■ Work to do: Print the entries below word for word; the pictures stay out of your copy.

■ Recorded data:
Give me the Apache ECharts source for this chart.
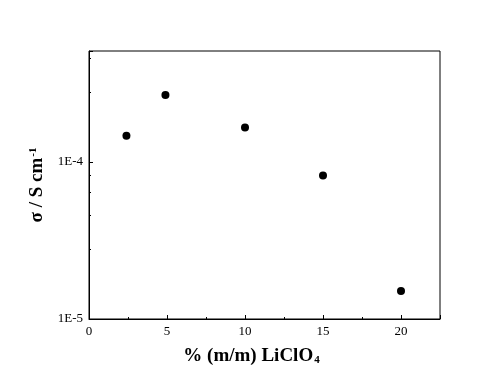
<!DOCTYPE html>
<html>
<head>
<meta charset="utf-8">
<script src="https://cdn.jsdelivr.net/npm/echarts@6/dist/echarts.min.js"></script>
<style>
  html, body { margin: 0; padding: 0; background: #fff; }
</style>
</head>
<body>
<div id="chart" style="width:491px;height:391px"></div>
<script>
// salt content, % (m/m) LiClO4
const saltPct = [2.4, 4.9, 10, 15, 20]
// conductivity, S cm-1
const sigma = [1.47e-4, 2.67e-4, 1.66e-4, 8.2e-5, 1.51e-5]

const xTicks = [0, 5, 10, 15, 20]

const font = 'Liberation Serif'

let option = {
  backgroundColor: '#fff',
  animation: false,
  grid: {
    left: 89,
    right: 51,
    top: 51,
    bottom: 72,
    show: true,
    borderColor: '#000',
    borderWidth: 1
  },
  xAxis: {
    type: 'value',
    min: 0,
    max: 22.5,
    interval: 5,
    name: '{b|% (m/m) LiClO}{sub|4}',
    nameLocation: 'middle',
    nameGap: 27,
    nameTextStyle: {
      padding: [0, 26, 0, 0],
      rich: {
        b: { fontFamily: font, fontWeight: 'bold', fontSize: 19, color: '#000' },
        sub: { fontFamily: font, fontWeight: 'bold', fontSize: 11, color: '#000', verticalAlign: 'bottom', padding: [9, 0, 0, 1] }
      }
    },
    axisLine: { show: true, onZero: false, lineStyle: { color: '#000', width: 1 } },
    axisTick: { show: true, inside: true, length: 4, lineStyle: { color: '#000' } },
    minorTick: { show: true, splitNumber: 2, length: 2, lineStyle: { color: '#000' } },
    splitLine: { show: false },
    axisLabel: {
      color: '#000',
      fontFamily: font,
      fontSize: 13,
      margin: 6,
      showMaxLabel: false,
      formatter: function (v) { return xTicks.indexOf(v) >= 0 ? String(v) : '' }
    }
  },
  yAxis: {
    type: 'log',
    logBase: 10,
    min: 1e-5,
    max: 5.1e-4,
    name: '{b|σ / S cm}{sup|-1}',
    nameLocation: 'middle',
    nameGap: 38,
    nameRotate: 90,
    nameTextStyle: {
      rich: {
        b: { fontFamily: font, fontWeight: 'bold', fontSize: 19, color: '#000' },
        sup: { fontFamily: font, fontWeight: 'bold', fontSize: 11, color: '#000', verticalAlign: 'top', padding: [0, 0, 9, 1] }
      }
    },
    axisLine: { show: true, lineStyle: { color: '#000', width: 1 } },
    axisTick: { show: true, inside: true, length: 4, lineStyle: { color: '#000' } },
    minorTick: { show: true, splitNumber: 5, length: 2, lineStyle: { color: '#000' } },
    splitLine: { show: false },
    axisLabel: {
      color: '#000',
      fontFamily: font,
      fontSize: 13,
      margin: 6,
      showMaxLabel: false,
      formatter: function (v) {
        const e = Math.log10(v)
        return Math.abs(e - Math.round(e)) < 1e-6 ? '1E' + Math.round(e) : ''
      }
    }
  },
  series: [
    {
      type: 'scatter',
      symbol: 'circle',
      symbolSize: 8,
      itemStyle: { color: '#000', opacity: 1 },
      data: saltPct.map((x, i) => [x, sigma[i]])
    }
  ]
}

const chart = echarts.init(document.getElementById('chart'))
chart.setOption(option)
</script>
</body>
</html>
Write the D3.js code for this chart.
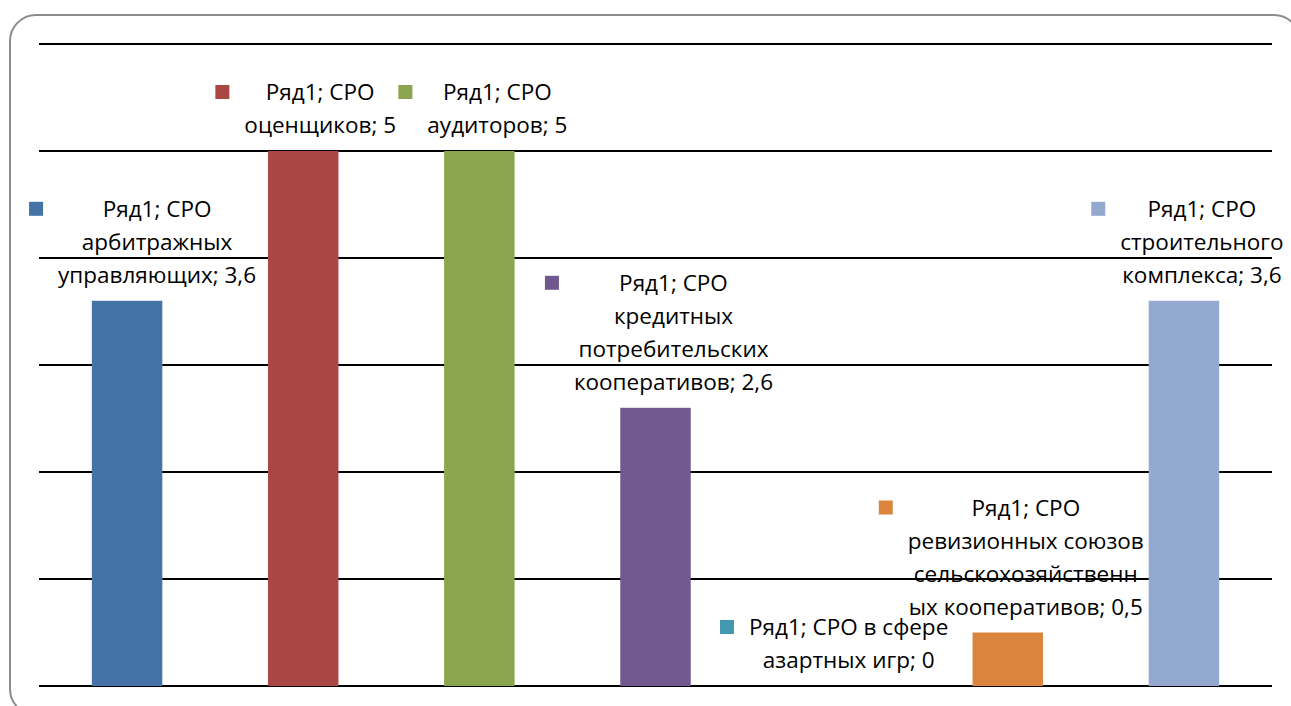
<!DOCTYPE html>
<html lang="ru">
<head>
  <meta charset="UTF-8">
  <title>СРО</title>
  <style>
    body { margin: 0; background: #fff; }
    svg { display: block; }
    .lbl { font-family: "Open Sans", sans-serif; font-size: 22.5px; fill: #000; }
  </style>
</head>
<body>

  <section class="plot"></section>

  <script src="https://cdn.jsdelivr.net/npm/d3@7"></script>
  <script>
    // Data
    const categories = [
      "СРО арбитражных управляющих",
      "СРО оценщиков",
      "СРО аудиторов",
      "СРО кредитных потребительских кооперативов",
      "СРО в сфере азартных игр",
      "СРО ревизионных союзов сельскохозяйственных кооперативов",
      "СРО строительного комплекса"
    ];
    const values = [3.6, 5, 5, 2.6, 0, 0.5, 3.6];
    const seriesName = "Ряд1";
    const yTicks = [0, 1, 2, 3, 4, 5, 6];
    // label text as it is wrapped in the picture
    const labelLines = [
      ["Ряд1; СРО", "арбитражных", "управляющих; 3,6"],
      ["Ряд1; СРО", "оценщиков; 5"],
      ["Ряд1; СРО", "аудиторов; 5"],
      ["Ряд1; СРО", "кредитных", "потребительских", "кооперативов; 2,6"],
      ["Ряд1; СРО в сфере", "азартных игр; 0"],
      ["Ряд1; СРО", "ревизионных союзов", "сельскохозяйственн", "ых кооперативов; 0,5"],
      ["Ряд1; СРО", "строительного", "комплекса; 3,6"]
    ];
    const colors = ["#4572A7", "#AA4643", "#89A54E", "#71588F", "#4198AF", "#DB843D", "#93A9CF"];

    // label shift from bar centre (the first one is pushed in by the left edge)
    const labelShift = [30, 17, 18, 18, 17, 18, 18];

    const W = 1291, H = 706;
    const plot = { left: 39, right: 1272, top: 44, bottom: 686 };
    const lineH = 33;

    const svg = d3.select(".plot")
      .append("svg")
      .attr("width", W)
      .attr("height", H);

    // frame
    svg.append("rect")
      .attr("x", 10).attr("y", 15)
      .attr("width", 1290).attr("height", 700)
      .attr("rx", 26).attr("ry", 26)
      .attr("fill", "#fff")
      .attr("stroke", "#8c8c8c")
      .attr("stroke-width", 2);

    const x = d3.scaleBand()
      .domain(categories)
      .range([plot.left, plot.right])
      .padding(0);

    const y = d3.scaleLinear()
      .domain([0, 6])
      .range([plot.bottom, plot.top]);

    // gridlines
    svg.append("g")
      .selectAll("line")
      .data(yTicks)
      .enter()
      .append("line")
        .attr("x1", plot.left)
        .attr("x2", plot.right)
        .attr("y1", d => y(d))
        .attr("y2", d => y(d))
        .attr("stroke", "#000")
        .attr("stroke-width", 2);

    // bars
    const barW = x.bandwidth() * 0.4;
    svg.append("g")
      .selectAll("rect")
      .data(values)
      .enter()
      .append("rect")
        .attr("x", (d, i) => x(categories[i]) + (x.bandwidth() - barW) / 2)
        .attr("y", d => y(d))
        .attr("width", barW)
        .attr("height", d => y(0) - y(d))
        .attr("fill", (d, i) => colors[i]);

    // data labels with legend keys
    const labels = svg.append("g")
      .selectAll("g")
      .data(values)
      .enter()
      .append("g");

    labels.each(function (d, i) {
      const g = d3.select(this);
      const lines = labelLines[i];
      const cx = x(categories[i]) + x.bandwidth() / 2 + labelShift[i];
      const lastBase = y(d) - 18;
      const firstBase = lastBase - (lines.length - 1) * lineH;

      const t = g.append("text")
        .attr("class", "lbl")
        .attr("text-anchor", "middle");
      lines.forEach((s, k) => {
        t.append("tspan")
          .attr("x", cx)
          .attr("y", firstBase + k * lineH)
          .text(s);
      });

      let maxW = 0;
      t.selectAll("tspan").each(function () {
        maxW = Math.max(maxW, this.getComputedTextLength());
      });

      g.insert("rect", "text")
        .attr("x", cx - maxW / 2 - 29)
        .attr("y", firstBase - 15)
        .attr("width", 14)
        .attr("height", 14)
        .attr("fill", colors[i]);
    });
  </script>
</body>
</html>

■ Completed task:
Give me the Apache ECharts source for this chart.
<!DOCTYPE html>
<html>
<head>
<meta charset="utf-8">
<script src="https://cdn.jsdelivr.net/npm/echarts@6/dist/echarts.min.js"></script>
<style>
  html, body { margin: 0; padding: 0; background: #fff; }
</style>
</head>
<body>
<div id="chart" style="width:491px;height:391px"></div>
<script>
// salt content, % (m/m) LiClO4
const saltPct = [2.4, 4.9, 10, 15, 20]
// conductivity, S cm-1
const sigma = [1.47e-4, 2.67e-4, 1.66e-4, 8.2e-5, 1.51e-5]

const xTicks = [0, 5, 10, 15, 20]

const font = 'Liberation Serif'

let option = {
  backgroundColor: '#fff',
  animation: false,
  grid: {
    left: 89,
    right: 51,
    top: 51,
    bottom: 72,
    show: true,
    borderColor: '#000',
    borderWidth: 1
  },
  xAxis: {
    type: 'value',
    min: 0,
    max: 22.5,
    interval: 5,
    name: '{b|% (m/m) LiClO}{sub|4}',
    nameLocation: 'middle',
    nameGap: 27,
    nameTextStyle: {
      padding: [0, 26, 0, 0],
      rich: {
        b: { fontFamily: font, fontWeight: 'bold', fontSize: 19, color: '#000' },
        sub: { fontFamily: font, fontWeight: 'bold', fontSize: 11, color: '#000', verticalAlign: 'bottom', padding: [9, 0, 0, 1] }
      }
    },
    axisLine: { show: true, onZero: false, lineStyle: { color: '#000', width: 1 } },
    axisTick: { show: true, inside: true, length: 4, lineStyle: { color: '#000' } },
    minorTick: { show: true, splitNumber: 2, length: 2, lineStyle: { color: '#000' } },
    splitLine: { show: false },
    axisLabel: {
      color: '#000',
      fontFamily: font,
      fontSize: 13,
      margin: 6,
      showMaxLabel: false,
      formatter: function (v) { return xTicks.indexOf(v) >= 0 ? String(v) : '' }
    }
  },
  yAxis: {
    type: 'log',
    logBase: 10,
    min: 1e-5,
    max: 5.1e-4,
    name: '{b|σ / S cm}{sup|-1}',
    nameLocation: 'middle',
    nameGap: 38,
    nameRotate: 90,
    nameTextStyle: {
      rich: {
        b: { fontFamily: font, fontWeight: 'bold', fontSize: 19, color: '#000' },
        sup: { fontFamily: font, fontWeight: 'bold', fontSize: 11, color: '#000', verticalAlign: 'top', padding: [0, 0, 9, 1] }
      }
    },
    axisLine: { show: true, lineStyle: { color: '#000', width: 1 } },
    axisTick: { show: true, inside: true, length: 4, lineStyle: { color: '#000' } },
    minorTick: { show: true, splitNumber: 5, length: 2, lineStyle: { color: '#000' } },
    splitLine: { show: false },
    axisLabel: {
      color: '#000',
      fontFamily: font,
      fontSize: 13,
      margin: 6,
      showMaxLabel: false,
      formatter: function (v) {
        const e = Math.log10(v)
        return Math.abs(e - Math.round(e)) < 1e-6 ? '1E' + Math.round(e) : ''
      }
    }
  },
  series: [
    {
      type: 'scatter',
      symbol: 'circle',
      symbolSize: 8,
      itemStyle: { color: '#000', opacity: 1 },
      data: saltPct.map((x, i) => [x, sigma[i]])
    }
  ]
}

const chart = echarts.init(document.getElementById('chart'))
chart.setOption(option)
</script>
</body>
</html>
Write the D3.js code for this chart.
<!DOCTYPE html>
<html lang="ru">
<head>
  <meta charset="UTF-8">
  <title>СРО</title>
  <style>
    body { margin: 0; background: #fff; }
    svg { display: block; }
    .lbl { font-family: "Open Sans", sans-serif; font-size: 22.5px; fill: #000; }
  </style>
</head>
<body>

  <section class="plot"></section>

  <script src="https://cdn.jsdelivr.net/npm/d3@7"></script>
  <script>
    // Data
    const categories = [
      "СРО арбитражных управляющих",
      "СРО оценщиков",
      "СРО аудиторов",
      "СРО кредитных потребительских кооперативов",
      "СРО в сфере азартных игр",
      "СРО ревизионных союзов сельскохозяйственных кооперативов",
      "СРО строительного комплекса"
    ];
    const values = [3.6, 5, 5, 2.6, 0, 0.5, 3.6];
    const seriesName = "Ряд1";
    const yTicks = [0, 1, 2, 3, 4, 5, 6];
    // label text as it is wrapped in the picture
    const labelLines = [
      ["Ряд1; СРО", "арбитражных", "управляющих; 3,6"],
      ["Ряд1; СРО", "оценщиков; 5"],
      ["Ряд1; СРО", "аудиторов; 5"],
      ["Ряд1; СРО", "кредитных", "потребительских", "кооперативов; 2,6"],
      ["Ряд1; СРО в сфере", "азартных игр; 0"],
      ["Ряд1; СРО", "ревизионных союзов", "сельскохозяйственн", "ых кооперативов; 0,5"],
      ["Ряд1; СРО", "строительного", "комплекса; 3,6"]
    ];
    const colors = ["#4572A7", "#AA4643", "#89A54E", "#71588F", "#4198AF", "#DB843D", "#93A9CF"];

    // label shift from bar centre (the first one is pushed in by the left edge)
    const labelShift = [30, 17, 18, 18, 17, 18, 18];

    const W = 1291, H = 706;
    const plot = { left: 39, right: 1272, top: 44, bottom: 686 };
    const lineH = 33;

    const svg = d3.select(".plot")
      .append("svg")
      .attr("width", W)
      .attr("height", H);

    // frame
    svg.append("rect")
      .attr("x", 10).attr("y", 15)
      .attr("width", 1290).attr("height", 700)
      .attr("rx", 26).attr("ry", 26)
      .attr("fill", "#fff")
      .attr("stroke", "#8c8c8c")
      .attr("stroke-width", 2);

    const x = d3.scaleBand()
      .domain(categories)
      .range([plot.left, plot.right])
      .padding(0);

    const y = d3.scaleLinear()
      .domain([0, 6])
      .range([plot.bottom, plot.top]);

    // gridlines
    svg.append("g")
      .selectAll("line")
      .data(yTicks)
      .enter()
      .append("line")
        .attr("x1", plot.left)
        .attr("x2", plot.right)
        .attr("y1", d => y(d))
        .attr("y2", d => y(d))
        .attr("stroke", "#000")
        .attr("stroke-width", 2);

    // bars
    const barW = x.bandwidth() * 0.4;
    svg.append("g")
      .selectAll("rect")
      .data(values)
      .enter()
      .append("rect")
        .attr("x", (d, i) => x(categories[i]) + (x.bandwidth() - barW) / 2)
        .attr("y", d => y(d))
        .attr("width", barW)
        .attr("height", d => y(0) - y(d))
        .attr("fill", (d, i) => colors[i]);

    // data labels with legend keys
    const labels = svg.append("g")
      .selectAll("g")
      .data(values)
      .enter()
      .append("g");

    labels.each(function (d, i) {
      const g = d3.select(this);
      const lines = labelLines[i];
      const cx = x(categories[i]) + x.bandwidth() / 2 + labelShift[i];
      const lastBase = y(d) - 18;
      const firstBase = lastBase - (lines.length - 1) * lineH;

      const t = g.append("text")
        .attr("class", "lbl")
        .attr("text-anchor", "middle");
      lines.forEach((s, k) => {
        t.append("tspan")
          .attr("x", cx)
          .attr("y", firstBase + k * lineH)
          .text(s);
      });

      let maxW = 0;
      t.selectAll("tspan").each(function () {
        maxW = Math.max(maxW, this.getComputedTextLength());
      });

      g.insert("rect", "text")
        .attr("x", cx - maxW / 2 - 29)
        .attr("y", firstBase - 15)
        .attr("width", 14)
        .attr("height", 14)
        .attr("fill", colors[i]);
    });
  </script>
</body>
</html>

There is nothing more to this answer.